The sensuous and the whimsical rub limbs in Jerome Kugan’s new works now showing in the Red And Gold exhibition at the Raw Art Space in Kuala Lumpur.
With the human body as the centrepiece, the Kota Kinabalu, Sabah-born writer, musician and visual artist explores contemporary anxieties while challenging the notion of figurative art in the context of nude painting in the history of art.
Red And Gold, which is Kugan’s first solo show, is presented in collaboration with curator Sharmin Parameswaran.

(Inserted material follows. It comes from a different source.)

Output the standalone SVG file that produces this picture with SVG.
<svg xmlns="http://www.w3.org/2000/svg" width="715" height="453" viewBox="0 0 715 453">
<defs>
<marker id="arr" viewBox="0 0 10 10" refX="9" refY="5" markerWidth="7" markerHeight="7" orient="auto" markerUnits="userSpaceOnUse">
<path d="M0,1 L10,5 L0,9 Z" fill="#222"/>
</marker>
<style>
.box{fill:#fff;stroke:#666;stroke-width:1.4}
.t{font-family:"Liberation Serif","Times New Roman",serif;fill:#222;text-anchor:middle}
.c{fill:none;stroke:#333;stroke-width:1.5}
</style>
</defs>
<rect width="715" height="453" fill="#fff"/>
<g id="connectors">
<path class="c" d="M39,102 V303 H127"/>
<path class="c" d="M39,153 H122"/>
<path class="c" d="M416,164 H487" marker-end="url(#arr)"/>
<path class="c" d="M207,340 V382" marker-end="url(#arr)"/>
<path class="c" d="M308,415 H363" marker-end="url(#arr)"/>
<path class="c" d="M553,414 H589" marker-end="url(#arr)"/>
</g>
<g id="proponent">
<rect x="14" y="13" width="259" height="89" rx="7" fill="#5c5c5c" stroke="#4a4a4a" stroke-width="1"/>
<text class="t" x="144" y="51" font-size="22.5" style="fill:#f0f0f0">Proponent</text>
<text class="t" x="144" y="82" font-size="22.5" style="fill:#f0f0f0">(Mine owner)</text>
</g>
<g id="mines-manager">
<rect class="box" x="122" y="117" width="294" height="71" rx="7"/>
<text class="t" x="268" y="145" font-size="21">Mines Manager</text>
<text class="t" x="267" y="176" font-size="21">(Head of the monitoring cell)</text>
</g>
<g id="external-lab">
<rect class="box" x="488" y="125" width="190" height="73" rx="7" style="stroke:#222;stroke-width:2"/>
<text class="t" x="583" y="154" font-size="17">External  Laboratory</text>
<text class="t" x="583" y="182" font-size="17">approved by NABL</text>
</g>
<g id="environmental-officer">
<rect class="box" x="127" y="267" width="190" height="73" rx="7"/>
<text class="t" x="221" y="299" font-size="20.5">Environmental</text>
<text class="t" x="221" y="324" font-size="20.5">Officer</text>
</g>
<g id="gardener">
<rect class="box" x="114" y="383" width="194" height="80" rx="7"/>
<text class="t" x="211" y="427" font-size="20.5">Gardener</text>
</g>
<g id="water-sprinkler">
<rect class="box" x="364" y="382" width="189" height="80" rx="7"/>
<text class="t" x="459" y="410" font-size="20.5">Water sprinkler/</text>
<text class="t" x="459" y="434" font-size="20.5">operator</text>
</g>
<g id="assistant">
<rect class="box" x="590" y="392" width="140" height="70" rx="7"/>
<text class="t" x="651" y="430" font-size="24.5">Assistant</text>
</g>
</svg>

The 27 works span various mediums, including pencil on paper, watercolour on paper, cigarette packaging paper and used pill bottles.

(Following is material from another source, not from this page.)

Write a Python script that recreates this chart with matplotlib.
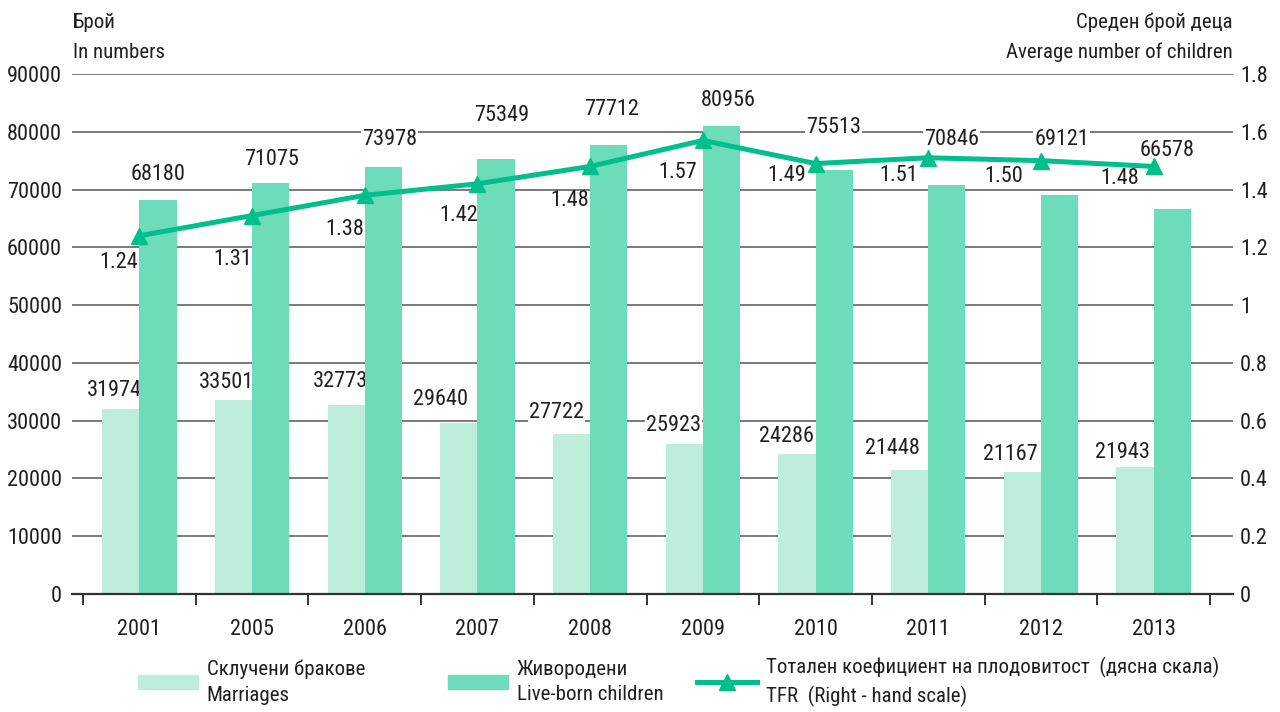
import matplotlib
matplotlib.use("Agg")
import matplotlib.pyplot as plt
from matplotlib import font_manager
from matplotlib.patches import Patch
from matplotlib.lines import Line2D
import numpy as np

avail = {f.name for f in font_manager.fontManager.ttflist}
fams = [f for f in ["Liberation Sans Narrow", "Roboto Condensed", "Open Sans Condensed"] if f in avail]
plt.rcParams["font.family"] = fams + ["DejaVu Sans"]

years = ["2001", "2005", "2006", "2007", "2008", "2009", "2010", "2011", "2012", "2013"]
marriages = [31974, 33501, 32773, 29640, 27722, 25923, 24286, 21448, 21167, 21943]
live_births = [68180, 71075, 73978, 75349, 77712, 80956, 75513, 70846, 69121, 66578]
live_births_bar = [68180, 71075, 73978, 75349, 77712, 80956, 73350, 70846, 69121, 66578]
tfr = [1.24, 1.31, 1.38, 1.42, 1.48, 1.57, 1.49, 1.51, 1.50, 1.48]
tfr_labels = ["1.24", "1.31", "1.38", "1.42", "1.48", "1.57", "1.49", "1.51", "1.50", "1.48"]
left_ticks = [0, 10000, 20000, 30000, 40000, 50000, 60000, 70000, 80000, 90000]
right_ticks = [0, 0.2, 0.4, 0.6, 0.8, 1.0, 1.2, 1.4, 1.6, 1.8]
right_tick_labels = ["0", "0.2", "0.4", "0.6", "0.8", "1", "1.2", "1.4", "1.6", "1.8"]

# label offsets in pixels (dx, dy) -- styling only
m_off = [(-6, 19), (-7, 18), (-6, 23), (-18, 23), (-15, 21), (-11, 19), (-10, 17), (-17, 22), (-12, 17), (-13, 15)]
l_off = [(0, 26), (1, 24), (6, 27), (6, 43), (3, 35), (7, 26), (-1, 30), (5, 45), (2, 55), (-5, 59)]
t_off = [(-21, -27), (-19, -44), (-20, -34), (-19, -32), (-20, -34), (-25, -32), (-29, -12), (-30, -18), (-37, -16), (-34, -12)]

C_MAR = "#BEEDDB"
C_LIVE = "#6EDCBA"
C_TFR = "#00BF8A"
C_TXT = "#231F20"
FS = 16
FS_T = 15

fig = plt.figure(figsize=(12.8, 7.12), dpi=100)
ax = fig.add_axes([72 / 1280, 1 - 594 / 712, (1233 - 72) / 1280, (594 - 74) / 712])
ax2 = ax.twinx()

x = np.arange(len(years))
w = 0.33
ax.bar(x - w / 2, marriages, width=w, color=C_MAR, zorder=2)
ax.bar(x + w / 2, live_births_bar, width=w, color=C_LIVE, zorder=2)

ax.set_xlim(-0.598, 9.704)
ax.set_ylim(0, 90000)
ax2.set_ylim(0, 1.8)

ax.set_yticks(left_ticks)
ax.set_yticklabels([str(v) for v in left_ticks])
ax2.set_yticks(right_ticks)
ax2.set_yticklabels(right_tick_labels)
ax.grid(axis="y", color="#707070", lw=1.3, zorder=0)
ax.set_axisbelow(True)

for s in ["left", "right", "top"]:
    ax.spines[s].set_visible(False)
    ax2.spines[s].set_visible(False)
ax2.spines["bottom"].set_visible(False)
ax.spines["bottom"].set_color("#333333")
ax.spines["bottom"].set_linewidth(1.6)
ax.spines["bottom"].set_zorder(3)

ax.tick_params(axis="y", length=0, pad=7.2, labelsize=FS, labelcolor=C_TXT)
ax2.tick_params(axis="y", length=0, pad=5, labelsize=FS, labelcolor=C_TXT)

ax.set_xticks(np.arange(-0.5, 10, 1.0))
ax.set_xticklabels([])
ax.set_xticks(x, minor=True)
ax.set_xticklabels(years, minor=True)
ax.tick_params(axis="x", which="major", length=8, width=1.4, color="#333333", direction="out")
ax.tick_params(axis="x", which="minor", length=0, pad=18, labelsize=FS, labelcolor=C_TXT)

bb = dict(boxstyle="square,pad=0.05", fc="white", ec="none")
for i in range(len(years)):
    ax.annotate(str(marriages[i]), (x[i] - w / 2, marriages[i]), xytext=m_off[i],
                textcoords="offset pixels", ha="center", va="center", fontsize=FS,
                color=C_TXT, bbox=bb, zorder=1.5)
    ax.annotate(str(live_births[i]), (x[i] + w / 2, live_births[i]), xytext=l_off[i],
                textcoords="offset pixels", ha="center", va="center", fontsize=FS,
                color=C_TXT, bbox=bb, zorder=1.5)
    ax2.annotate(tfr_labels[i], (x[i], tfr[i]), xytext=t_off[i],
                 textcoords="offset pixels", ha="center", va="center", fontsize=FS,
                 color=C_TXT, zorder=4)

ax2.plot(x, tfr, color=C_TFR, lw=3.6, marker="^", ms=12, zorder=5)
ax.set_zorder(1)
ax2.set_zorder(2)
ax2.patch.set_visible(False)

fig.text(73 / 1280, 1 - 22 / 712, "Брой", ha="left", va="center", fontsize=FS_T, color=C_TXT)
fig.text(73 / 1280, 1 - 52 / 712, "In numbers", ha="left", va="center", fontsize=FS_T, color=C_TXT)
fig.text(1233 / 1280, 1 - 22 / 712, "Среден брой деца", ha="right", va="center", fontsize=FS_T, color=C_TXT)
fig.text(1233 / 1280, 1 - 52 / 712, "Average number of children", ha="right", va="center", fontsize=FS_T, color=C_TXT)

legend_items = [
    (Patch(color=C_MAR), "Склучени бракове\nMarriages", 138),
    (Patch(color=C_LIVE), "Живородени\nLive-born children", 448),
    (Line2D([], [], color=C_TFR, lw=3.6, marker="^", ms=12), "Тотален коефициент на плодовитост  (дясна скала)\nTFR  (Right - hand scale)", 697),
]
for h, lab, px in legend_items:
    leg = fig.legend(handles=[h], labels=[lab], loc="center left",
                     bbox_to_anchor=(px / 1280, 1 - 682 / 712), frameon=False,
                     fontsize=FS_T, handlelength=2.9, handleheight=0.68,
                     handletextpad=0.4, borderpad=0, borderaxespad=0)
    for t in leg.get_texts():
        t.set_color(C_TXT)
        t.set_linespacing(1.45)

fig.savefig("out.png", dpi=100)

“When life tastes like blood and p**s, that’s when you know it deserves to be memorialised,” Kugan notes.
He borrows from and alludes to a wide array of references, ranging from religious iconography, colour symbolism, anatomical drawings, mandalas, social taboos and censorship, androgyny and black humour.
Yet, the abstractness Kugan imbues in his pieces – mainly painting and drawings – decontextualises them, leaving the works open to various interpretations.
“I hope people are able to view the works without shame and in the spirit of gentle humour, that my somewhat romantic and pallid rendering of genderless figures may act as an entry point into a more humanistic discourse of what it means to be human in today’s increasingly dehumanised world,” he says.
Genderless as they are, though, most of Kugan’s works are not for the prudish. Yet, although heady and raw, there is decidedly something graceful about Kugan’s art.
This has been apparent in his earlier works, in both traditional and non-traditional media, shown at Art For Grabs (Epic Understatements, 2017, Talismans, 2016, Catalogical, 2016 and With Closed Eyes, 2013), The Annexe Gallery (2009, 2010) and Reka Art Space (2003, 2005).